- _Problem to work on_: Repeat what the lines below say, word for word, and skip every image.

* BEGIN *

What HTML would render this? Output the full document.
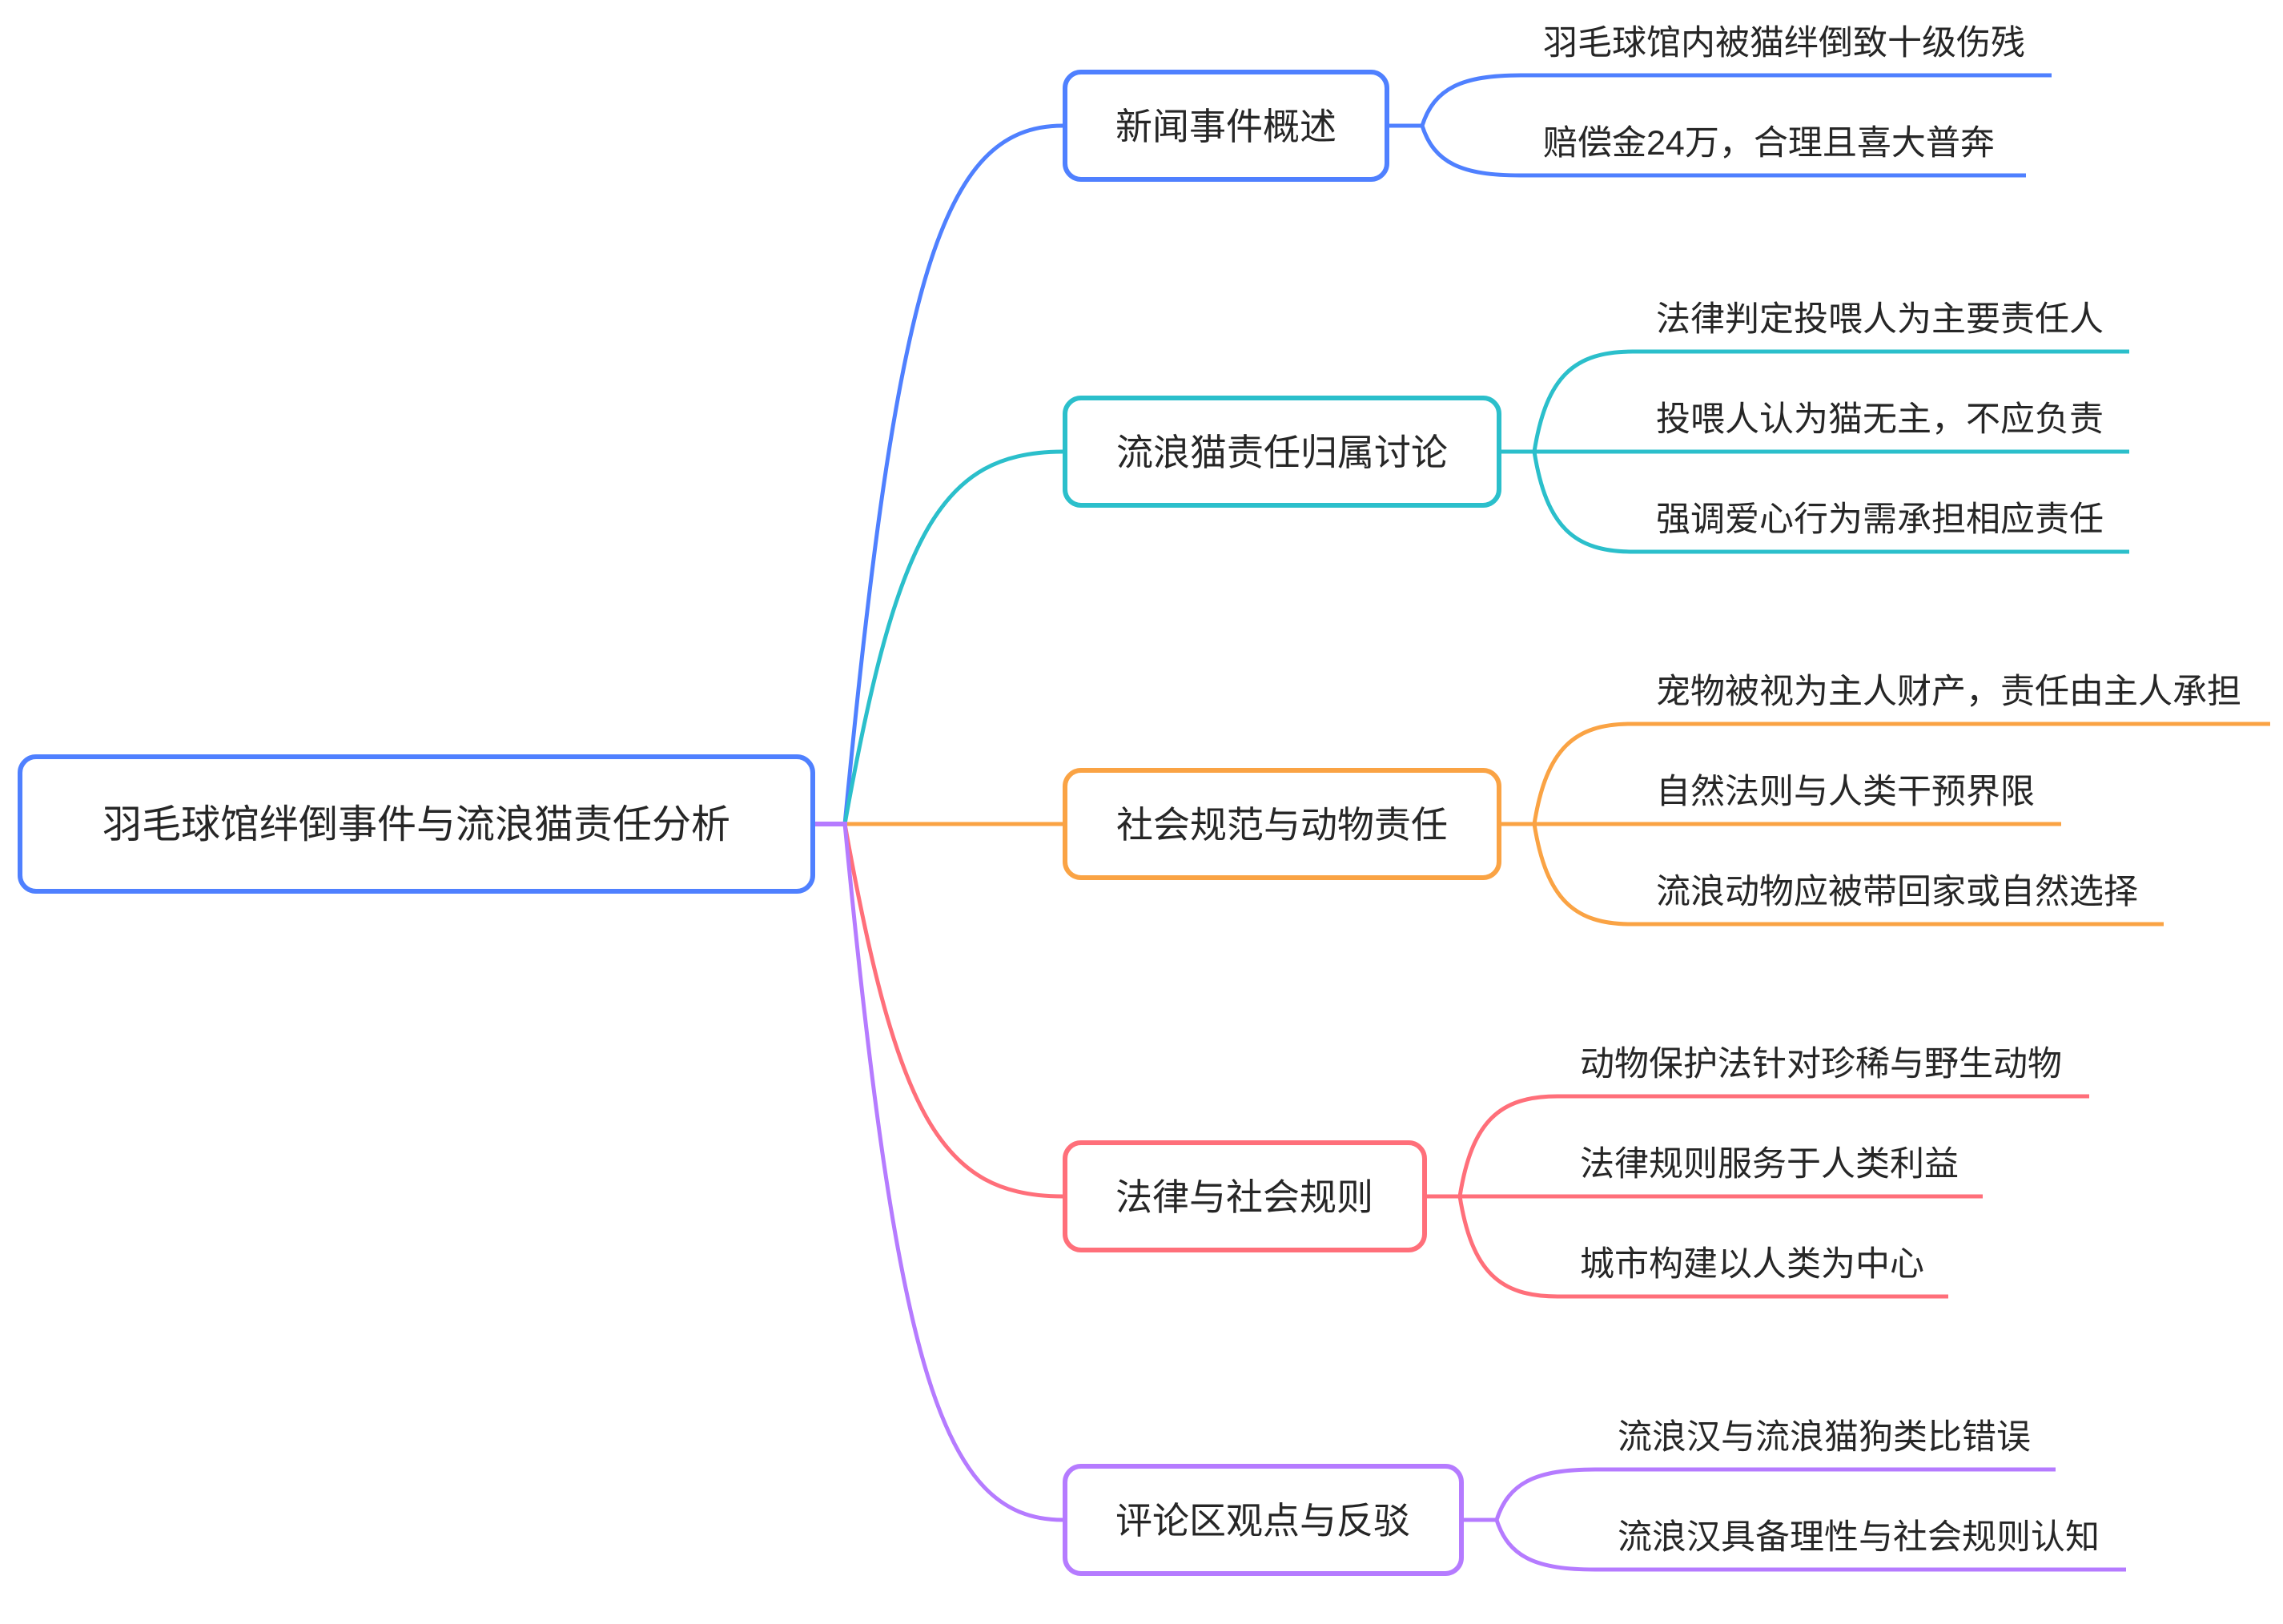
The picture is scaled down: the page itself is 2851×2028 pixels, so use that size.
<!DOCTYPE html>
<html>
<head>
<meta charset="utf-8">
<style>
html,body{margin:0;padding:0;background:#fff;}
svg{display:block;}
text{font-family:"Liberation Sans","Noto Sans CJK SC",sans-serif;fill:#262626;}
</style>
</head>
<body>
<svg width="2851" height="2028" viewBox="0 0 2851 2028" xmlns="http://www.w3.org/2000/svg">
<rect x="0" y="0" width="2851" height="2028" fill="#ffffff"/>

<!-- main connectors -->
<g fill="none" stroke-width="5" stroke-linecap="butt">
  <path d="M1055 1029 C1120 349 1175 157 1327 157" stroke="#4F80FF"/>
  <path d="M1055 1029 C1120 666 1175 564 1327 564" stroke="#2BBFCB"/>
  <path d="M1055 1029 L1327 1029" stroke="#FAA344"/>
  <path d="M1055 1029 C1120 1392 1175 1494 1327 1494" stroke="#FF6F7A"/>
  <path d="M1055 1029 C1120 1707 1175 1898 1327 1898" stroke="#B57BFF"/>
  <path d="M1016 1029 L1058 1029" stroke="#B57BFF" stroke-width="6"/>
</g>

<!-- root box -->
<rect x="25" y="945" width="990" height="168" rx="20" ry="20" fill="#fff" stroke="#4F80FF" stroke-width="6"/>
<text x="520" y="1046" font-size="49" text-anchor="middle">羽毛球馆绊倒事件与流浪猫责任分析</text>

<!-- Group 1 : blue -->
<g fill="none" stroke="#4F80FF" stroke-width="5">
  <path d="M1733 157 L1776 157"/>
  <path d="M1776 157 C1791 110 1826 94 1899 94 L2562 94"/>
  <path d="M1776 157 C1791 204 1826 219 1899 219 L2530 219"/>
</g>
<rect x="1330" y="90" width="402" height="134" rx="20" ry="20" fill="#fff" stroke="#4F80FF" stroke-width="6"/>
<text x="1531" y="174" font-size="46" text-anchor="middle">新闻事件概述</text>
<text x="1927" y="68" font-size="43">羽毛球馆内被猫绊倒致十级伤残</text>
<text x="1927" y="193" font-size="43">赔偿金24万，合理且喜大普奔</text>

<!-- Group 2 : teal -->
<g fill="none" stroke="#2BBFCB" stroke-width="5">
  <path d="M1873 564 L2659 564"/>
  <path d="M1916 564 C1931 470 1966 439 2039 439 L2659 439"/>
  <path d="M1916 564 C1931 658 1966 689 2039 689 L2659 689"/>
</g>
<rect x="1330" y="497" width="542" height="134" rx="20" ry="20" fill="#fff" stroke="#2BBFCB" stroke-width="6"/>
<text x="1601" y="581" font-size="46" text-anchor="middle">流浪猫责任归属讨论</text>
<text x="2068" y="413" font-size="43">法律判定投喂人为主要责任人</text>
<text x="2068" y="538" font-size="43">投喂人认为猫无主，不应负责</text>
<text x="2068" y="663" font-size="43">强调爱心行为需承担相应责任</text>

<!-- Group 3 : orange -->
<g fill="none" stroke="#FAA344" stroke-width="5">
  <path d="M1873 1029 L2574 1029"/>
  <path d="M1916 1029 C1931 935 1966 904 2037 904 L2835 904"/>
  <path d="M1916 1029 C1931 1123 1966 1154 2037 1154 L2702 1154"/>
</g>
<rect x="1330" y="962" width="542" height="134" rx="20" ry="20" fill="#fff" stroke="#FAA344" stroke-width="6"/>
<text x="1601" y="1046" font-size="46" text-anchor="middle">社会规范与动物责任</text>
<text x="2068" y="878" font-size="43">宠物被视为主人财产，责任由主人承担</text>
<text x="2068" y="1003" font-size="43">自然法则与人类干预界限</text>
<text x="2068" y="1128" font-size="43">流浪动物应被带回家或自然选择</text>

<!-- Group 4 : red -->
<g fill="none" stroke="#FF6F7A" stroke-width="5">
  <path d="M1780 1494 L2476 1494"/>
  <path d="M1823 1494 C1838 1400 1873 1369 1945 1369 L2609 1369"/>
  <path d="M1823 1494 C1838 1588 1873 1619 1945 1619 L2433 1619"/>
</g>
<rect x="1330" y="1427" width="449" height="134" rx="20" ry="20" fill="#fff" stroke="#FF6F7A" stroke-width="6"/>
<text x="1554" y="1511" font-size="46" text-anchor="middle">法律与社会规则</text>
<text x="1973" y="1343" font-size="43">动物保护法针对珍稀与野生动物</text>
<text x="1973" y="1468" font-size="43">法律规则服务于人类利益</text>
<text x="1973" y="1593" font-size="43">城市构建以人类为中心</text>

<!-- Group 5 : purple -->
<g fill="none" stroke="#B57BFF" stroke-width="5">
  <path d="M1826 1898 L1869 1898"/>
  <path d="M1869 1898 C1884 1851 1919 1835 1992 1835 L2567 1835"/>
  <path d="M1869 1898 C1884 1945 1919 1960 1992 1960 L2655 1960"/>
</g>
<rect x="1330" y="1831" width="495" height="134" rx="20" ry="20" fill="#fff" stroke="#B57BFF" stroke-width="6"/>
<text x="1577" y="1915" font-size="46" text-anchor="middle">评论区观点与反驳</text>
<text x="2020" y="1809" font-size="43">流浪汉与流浪猫狗类比错误</text>
<text x="2020" y="1934" font-size="43">流浪汉具备理性与社会规则认知</text>
</svg>
</body>
</html>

* END *

- _Result below_:
What HTML would render this? Output the full document.
The picture is scaled down: the page itself is 2851×2028 pixels, so use that size.
<!DOCTYPE html>
<html>
<head>
<meta charset="utf-8">
<style>
html,body{margin:0;padding:0;background:#fff;}
svg{display:block;}
text{font-family:"Liberation Sans","Noto Sans CJK SC",sans-serif;fill:#262626;}
</style>
</head>
<body>
<svg width="2851" height="2028" viewBox="0 0 2851 2028" xmlns="http://www.w3.org/2000/svg">
<rect x="0" y="0" width="2851" height="2028" fill="#ffffff"/>

<!-- main connectors -->
<g fill="none" stroke-width="5" stroke-linecap="butt">
  <path d="M1055 1029 C1120 349 1175 157 1327 157" stroke="#4F80FF"/>
  <path d="M1055 1029 C1120 666 1175 564 1327 564" stroke="#2BBFCB"/>
  <path d="M1055 1029 L1327 1029" stroke="#FAA344"/>
  <path d="M1055 1029 C1120 1392 1175 1494 1327 1494" stroke="#FF6F7A"/>
  <path d="M1055 1029 C1120 1707 1175 1898 1327 1898" stroke="#B57BFF"/>
  <path d="M1016 1029 L1058 1029" stroke="#B57BFF" stroke-width="6"/>
</g>

<!-- root box -->
<rect x="25" y="945" width="990" height="168" rx="20" ry="20" fill="#fff" stroke="#4F80FF" stroke-width="6"/>
<text x="520" y="1046" font-size="49" text-anchor="middle">羽毛球馆绊倒事件与流浪猫责任分析</text>

<!-- Group 1 : blue -->
<g fill="none" stroke="#4F80FF" stroke-width="5">
  <path d="M1733 157 L1776 157"/>
  <path d="M1776 157 C1791 110 1826 94 1899 94 L2562 94"/>
  <path d="M1776 157 C1791 204 1826 219 1899 219 L2530 219"/>
</g>
<rect x="1330" y="90" width="402" height="134" rx="20" ry="20" fill="#fff" stroke="#4F80FF" stroke-width="6"/>
<text x="1531" y="174" font-size="46" text-anchor="middle">新闻事件概述</text>
<text x="1927" y="68" font-size="43">羽毛球馆内被猫绊倒致十级伤残</text>
<text x="1927" y="193" font-size="43">赔偿金24万，合理且喜大普奔</text>

<!-- Group 2 : teal -->
<g fill="none" stroke="#2BBFCB" stroke-width="5">
  <path d="M1873 564 L2659 564"/>
  <path d="M1916 564 C1931 470 1966 439 2039 439 L2659 439"/>
  <path d="M1916 564 C1931 658 1966 689 2039 689 L2659 689"/>
</g>
<rect x="1330" y="497" width="542" height="134" rx="20" ry="20" fill="#fff" stroke="#2BBFCB" stroke-width="6"/>
<text x="1601" y="581" font-size="46" text-anchor="middle">流浪猫责任归属讨论</text>
<text x="2068" y="413" font-size="43">法律判定投喂人为主要责任人</text>
<text x="2068" y="538" font-size="43">投喂人认为猫无主，不应负责</text>
<text x="2068" y="663" font-size="43">强调爱心行为需承担相应责任</text>

<!-- Group 3 : orange -->
<g fill="none" stroke="#FAA344" stroke-width="5">
  <path d="M1873 1029 L2574 1029"/>
  <path d="M1916 1029 C1931 935 1966 904 2037 904 L2835 904"/>
  <path d="M1916 1029 C1931 1123 1966 1154 2037 1154 L2702 1154"/>
</g>
<rect x="1330" y="962" width="542" height="134" rx="20" ry="20" fill="#fff" stroke="#FAA344" stroke-width="6"/>
<text x="1601" y="1046" font-size="46" text-anchor="middle">社会规范与动物责任</text>
<text x="2068" y="878" font-size="43">宠物被视为主人财产，责任由主人承担</text>
<text x="2068" y="1003" font-size="43">自然法则与人类干预界限</text>
<text x="2068" y="1128" font-size="43">流浪动物应被带回家或自然选择</text>

<!-- Group 4 : red -->
<g fill="none" stroke="#FF6F7A" stroke-width="5">
  <path d="M1780 1494 L2476 1494"/>
  <path d="M1823 1494 C1838 1400 1873 1369 1945 1369 L2609 1369"/>
  <path d="M1823 1494 C1838 1588 1873 1619 1945 1619 L2433 1619"/>
</g>
<rect x="1330" y="1427" width="449" height="134" rx="20" ry="20" fill="#fff" stroke="#FF6F7A" stroke-width="6"/>
<text x="1554" y="1511" font-size="46" text-anchor="middle">法律与社会规则</text>
<text x="1973" y="1343" font-size="43">动物保护法针对珍稀与野生动物</text>
<text x="1973" y="1468" font-size="43">法律规则服务于人类利益</text>
<text x="1973" y="1593" font-size="43">城市构建以人类为中心</text>

<!-- Group 5 : purple -->
<g fill="none" stroke="#B57BFF" stroke-width="5">
  <path d="M1826 1898 L1869 1898"/>
  <path d="M1869 1898 C1884 1851 1919 1835 1992 1835 L2567 1835"/>
  <path d="M1869 1898 C1884 1945 1919 1960 1992 1960 L2655 1960"/>
</g>
<rect x="1330" y="1831" width="495" height="134" rx="20" ry="20" fill="#fff" stroke="#B57BFF" stroke-width="6"/>
<text x="1577" y="1915" font-size="46" text-anchor="middle">评论区观点与反驳</text>
<text x="2020" y="1809" font-size="43">流浪汉与流浪猫狗类比错误</text>
<text x="2020" y="1934" font-size="43">流浪汉具备理性与社会规则认知</text>
</svg>
</body>
</html>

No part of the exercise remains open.